Structurally, XRP ETFs also differ from their Bitcoin and Ethereum counterparts. While the latter focus on spot holdings and custodial solutions, XRP ETFs initially leveraged futures-based structures (e.g., ProShares Ultra XRP) due to the asset's regulatory history. However, the launch of physical XRP ETFs with expense ratios as low as 0.25% (e.g., 21Shares' TOXR) has narrowed this gap, making XRP a cost-competitive alternative for institutional investors seeking diversified crypto exposure.
Challenges and Opportunities
Despite its momentum, XRP faces hurdles. Its lack of a smart contract layer limits its appeal to developers compared to Ethereum, and volatility remains a concern for risk-averse institutions. However, these challenges are offset by XRP's growing role in financial infrastructure. For instance, RLUSD's integration into cross-border payment networks could drive demand for XRP as a settlement asset, while the SEC's "Project Crypto" initiative signals a regulatory environment more open to innovation.

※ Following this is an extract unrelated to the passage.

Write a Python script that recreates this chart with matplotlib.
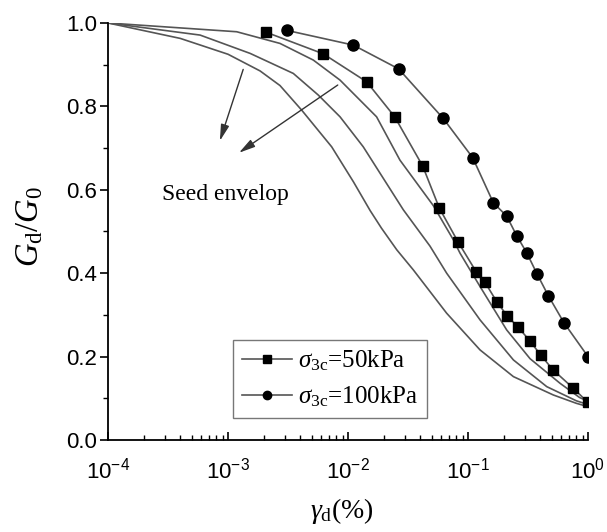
import matplotlib
matplotlib.use("Agg")
import matplotlib.pyplot as plt
from matplotlib.ticker import LogLocator, NullFormatter, MultipleLocator

plt.rcParams['mathtext.fontset'] = 'custom'
plt.rcParams['mathtext.rm'] = 'Liberation Serif'
plt.rcParams['mathtext.it'] = 'Liberation Serif:italic'
plt.rcParams['mathtext.bf'] = 'Liberation Serif:bold'
plt.rcParams['mathtext.sf'] = 'Liberation Sans'

# Seed envelope curves (lower, middle, upper)
lower_x = [1e-4, 0.0004, 0.001, 0.00185, 0.00271, 0.00411, 0.00731, 0.0111, 0.0153, 0.0190,
           0.0255, 0.035, 0.0664, 0.126, 0.239, 0.514, 0.80, 1.0]
lower_y = [1.0, 0.963, 0.925, 0.885, 0.850, 0.791, 0.703, 0.619, 0.550, 0.508,
           0.456, 0.408, 0.304, 0.216, 0.152, 0.108, 0.088, 0.080]
mid_x = [1e-4, 0.000585, 0.00153, 0.0035, 0.00566, 0.00858, 0.0134, 0.0289, 0.0482, 0.0664,
         0.126, 0.239, 0.453, 0.80, 1.0]
mid_y = [1.0, 0.971, 0.927, 0.879, 0.827, 0.775, 0.703, 0.552, 0.465, 0.400,
         0.288, 0.192, 0.128, 0.094, 0.085]
upper_x = [1e-4, 0.00118, 0.00271, 0.00514, 0.00858, 0.0173, 0.0271, 0.0514, 0.0755, 0.0858,
           0.126, 0.21, 0.329, 0.585, 0.85, 1.0]
upper_y = [1.0, 0.979, 0.951, 0.911, 0.863, 0.775, 0.671, 0.562, 0.480, 0.448,
           0.368, 0.264, 0.195, 0.136, 0.102, 0.093]

# Test data
sq_x = [0.00207, 0.00622, 0.0143, 0.0245, 0.0419, 0.0577, 0.083, 0.1167, 0.1386, 0.1734, 0.213,
        0.263, 0.329, 0.403, 0.508, 0.755, 1.0]
sq_y = [0.978, 0.926, 0.859, 0.775, 0.657, 0.556, 0.474, 0.404, 0.378, 0.332, 0.297,
        0.270, 0.237, 0.204, 0.169, 0.124, 0.090]
ci_x = [0.00312, 0.01107, 0.0264, 0.0622, 0.1094, 0.1625, 0.210, 0.2545, 0.3085, 0.378, 0.467,
        0.631, 1.0]
ci_y = [0.982, 0.947, 0.890, 0.771, 0.677, 0.569, 0.537, 0.490, 0.449, 0.397, 0.346,
        0.281, 0.200]

labels = [r'$\sigma_{\rm 3c}$=50kPa', r'$\sigma_{\rm 3c}$=100kPa']
xticks = [1e-4, 1e-3, 1e-2, 1e-1, 1e0]
xticklabels = [r'$\mathsf{10^{-4}}$', r'$\mathsf{10^{-3}}$', r'$\mathsf{10^{-2}}$',
               r'$\mathsf{10^{-1}}$', r'$\mathsf{10^{0}}$']
yticks = [0.0, 0.2, 0.4, 0.6, 0.8, 1.0]

fig = plt.figure(figsize=(6.07, 5.32), dpi=100)
ax = fig.add_axes([0.178, 0.1729, 0.7907, 0.7839])

lc = '#555555'
for xs, ys in [(lower_x, lower_y), (mid_x, mid_y), (upper_x, upper_y)]:
    ax.plot(xs, ys, color=lc, lw=1.2)

l1, = ax.plot(sq_x, sq_y, color=lc, lw=1.2, marker='s', ms=7, mfc='black', mec='black', label=labels[0])
l2, = ax.plot(ci_x, ci_y, color=lc, lw=1.2, marker='o', ms=8, mfc='black', mec='black', label=labels[1])
for ln in (l1, l2):
    ln.set_clip_path(ax.patch)

ax.set_xscale('log')
ax.set_xlim(1e-4, 1.0)
ax.set_ylim(0.0, 1.0)

ax.set_xticks(xticks)
ax.set_xticklabels(xticklabels, fontsize=16)
ax.xaxis.set_minor_locator(LogLocator(base=10, subs=range(2, 10)))
ax.xaxis.set_minor_formatter(NullFormatter())
ax.tick_params(axis='x', which='major', direction='in', length=6, width=1.2, pad=12)
ax.tick_params(axis='x', which='minor', direction='in', length=3.5, width=1.0)

ax.set_yticks(yticks)
ax.set_yticklabels(['%.1f' % v for v in yticks], fontsize=16, family='Liberation Sans')
ax.yaxis.set_minor_locator(MultipleLocator(0.1))
ax.tick_params(axis='y', which='major', direction='out', length=6, width=1.2, pad=2)
ax.tick_params(axis='y', which='minor', direction='out', length=3.5, width=1.0)

for s in ['top', 'right']:
    ax.spines[s].set_visible(False)
for s in ['left', 'bottom']:
    ax.spines[s].set_linewidth(1.3)

ax.set_ylabel(r'$G_{\rm d}/G_0$', fontsize=23.5)
ax.yaxis.set_label_coords(-0.13, 0.513)
ax.set_xlabel(r'$\gamma_{\rm d}$(%)', fontsize=20, family='Liberation Serif')
ax.xaxis.set_label_coords(0.487, -0.135)

# arrows
arrow_style = '-|>,head_length=0.7,head_width=0.18'
ax.annotate('', xy=(0.000841, 0.711), xytext=(0.00136, 0.895),
            arrowprops=dict(arrowstyle=arrow_style, color='#333333', lw=1.0, mutation_scale=14))
ax.annotate('', xy=(0.00118, 0.685), xytext=(0.00858, 0.855),
            arrowprops=dict(arrowstyle=arrow_style, color='#333333', lw=1.0, mutation_scale=14))
ax.text(0.00028, 0.588, 'Seed envelop', fontsize=17, family='Liberation Serif', va='center', ha='left')

leg = ax.legend(loc='lower left', bbox_to_anchor=(0.26, 0.053), fontsize=18, frameon=True,
                fancybox=False, edgecolor='#555555', handlelength=2.0, borderpad=0.35,
                labelspacing=0.45, handletextpad=0.25, borderaxespad=0)
leg.get_frame().set_linewidth(1.0)
for t in leg.get_texts():
    t.set_family('Liberation Serif')
for h in leg.legend_handles:
    h.set_markersize(6)

fig.savefig('out.png', dpi=100)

Conclusion: XRP ETFs as a Strategic Onramp
XRP ETFs represent a strategic onramp for institutional investors seeking to diversify beyond Bitcoin and Ethereum. Their regulatory clarity, infrastructure integration, and cost efficiency position them as a bridge between traditional finance and the crypto ecosystem. With nine asset managers submitting spot XRP ETF applications and projected inflows of $5–7 billion by 2026, XRP is no longer a speculative altcoin but a foundational asset in the evolution of institutional crypto adoption.
As the market matures, XRP's unique value proposition-rooted in real-world utility and regulatory resolution-will likely cement its role as a critical component of diversified institutional portfolios.